Filed under Blogging, Life

2 responses to ““Freshly Pressed” Insider’s Report

  1. Kudos!

    Sadly, I have learned that bloggers who use a lot of NSFW language like me will never be Freshly Pressed. I don’t mean I think I could necessarily expect to be if that rule were lifted, but there is probably room for a Freshly Pressed Blue… 🙂 One of the things I do love about this is that blogging makes you focus on writing lucidly, and also makes you aware of the times when you’re not equal to focusing.

    Like

  2. I demand a recount! “Sixteen Tons” should definitely qualify!

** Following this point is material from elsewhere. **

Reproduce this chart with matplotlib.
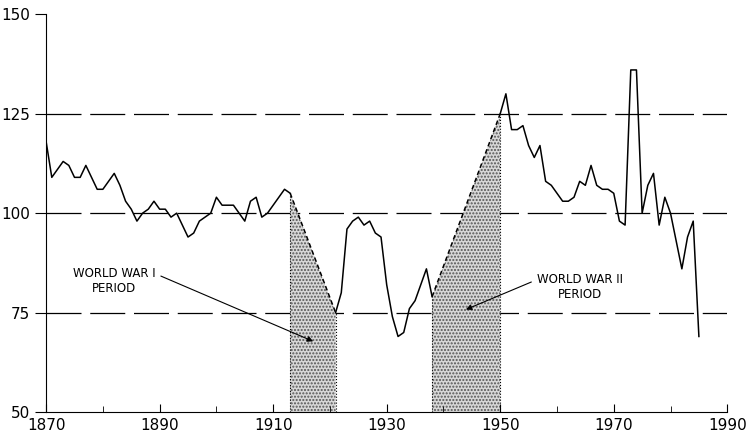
import numpy as np
import matplotlib.pyplot as plt

# pre-WWI
years_a = list(range(1870, 1914))
vals_a = [118, 109, 111, 113, 112, 109, 109, 112, 109, 106, 106, 108, 110, 107, 103, 101,
          98, 100, 101, 103, 101, 101, 99, 100, 97, 94, 95, 98, 99, 100, 104, 102, 102, 102,
          100, 98, 103, 104, 99, 100, 102, 104, 106, 105]
# inter-war
years_b = list(range(1921, 1939))
vals_b = [75, 80, 96, 98, 99, 97, 98, 95, 94, 82, 74, 69, 70, 76, 78, 82, 86, 79]
# post-WWII
years_c = list(range(1950, 1986))
vals_c = [125, 130, 121, 121, 122, 117, 114, 117, 108, 107, 105, 103, 103, 104, 108, 107,
          112, 107, 106, 106, 105, 98, 97, 136, 136, 100, 107, 110, 97, 104, 100, 93, 86,
          94, 98, 69]

ref_levels = [75, 100, 125]

fig, ax = plt.subplots(figsize=(7.56, 4.45), dpi=100)
fig.subplots_adjust(left=0.061, right=0.962, top=0.968, bottom=0.074)

for seg_x, seg_y in [(years_a, vals_a), (years_b, vals_b), (years_c, vals_c)]:
    ax.plot(seg_x, seg_y, color='black', lw=1.1)

# war periods: dashed link and stippled shading
for x0, y0, x1, y1 in [(years_a[-1], vals_a[-1], years_b[0], vals_b[0]),
                       (years_b[-1], vals_b[-1], years_c[0], vals_c[0])]:
    ax.plot([x0, x1], [y0, y1], color='black', lw=1.1, ls=(0, (3, 2)))
    ax.fill_between([x0, x1], [y0, y1], 50, facecolor='#d8d8d8', edgecolor='#555555',
                    hatch='.....', lw=0)
    ax.plot([x0, x0], [50, y0], color='black', lw=0.8, ls=':')
    ax.plot([x1, x1], [50, y1], color='black', lw=0.8, ls=':')

for lv in ref_levels:
    ax.axhline(lv, color='black', lw=0.9, ls=(0, (28, 7)), zorder=0)

fnt = dict(fontsize=8.5, family='DejaVu Sans')
ax.annotate('WORLD WAR I\nPERIOD', xy=(1917.5, 67.5), xytext=(1882, 83),
            ha='center', va='center', **fnt,
            arrowprops=dict(arrowstyle='-|>', color='black', lw=0.8,
                            relpos=(1.0, 0.75)))
ax.annotate('WORLD WAR II\nPERIOD', xy=(1943.5, 75.5), xytext=(1964, 81.5),
            ha='center', va='center', **fnt,
            arrowprops=dict(arrowstyle='-|>', color='black', lw=0.8,
                            relpos=(0.0, 0.75)))

ax.set_xlim(1870, 1990)
ax.set_ylim(50, 150)
ax.set_xticks(range(1870, 1991, 20))
ax.set_xticks(range(1870, 1991, 10), minor=True)
ax.set_yticks([50, 75, 100, 125, 150])
ax.tick_params(axis='x', direction='in', length=6, labelsize=11, pad=4)
ax.tick_params(axis='x', which='minor', direction='in', length=4)
ax.tick_params(axis='y', direction='out', length=8, labelsize=11)
ax.spines['top'].set_visible(False)
ax.spines['right'].set_visible(False)

fig.savefig('out.png')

Nobody writes more interesting posts about a variety of subjects, from cats to music to “life is stupid.”

    I learned to FOCUS as a young newspaper reporter. Whatever I covered on a given night, I had to speed — usually over miles of winding country roads — back to the newspaper, writing the story in my head.

    Skid into the parking lot, run up the steps, answer the editor’s questions as I throw my coat on the desk, light a cigarette, and begin pounding the typewriter. Once you get the lead, the story just flows.

    Usually I had 30 minutes to an hour until deadline. The editor took the sheets of newsprint as they rolled out of my typewriter — hence the parts of a story-in-progress are called “takes.” He edited without mercy, rolled it up and tossed it into a duct where it fell by gravity to the composing room below.

    Haven’t felt so alive since that first job, and haven’t been able to focus like that since I quit smoking. Nicotine and caffein sharpen my dull brain.

    Now, Ms. Sled, after all these years, you tell me I’m supposed to write LUCIDLY!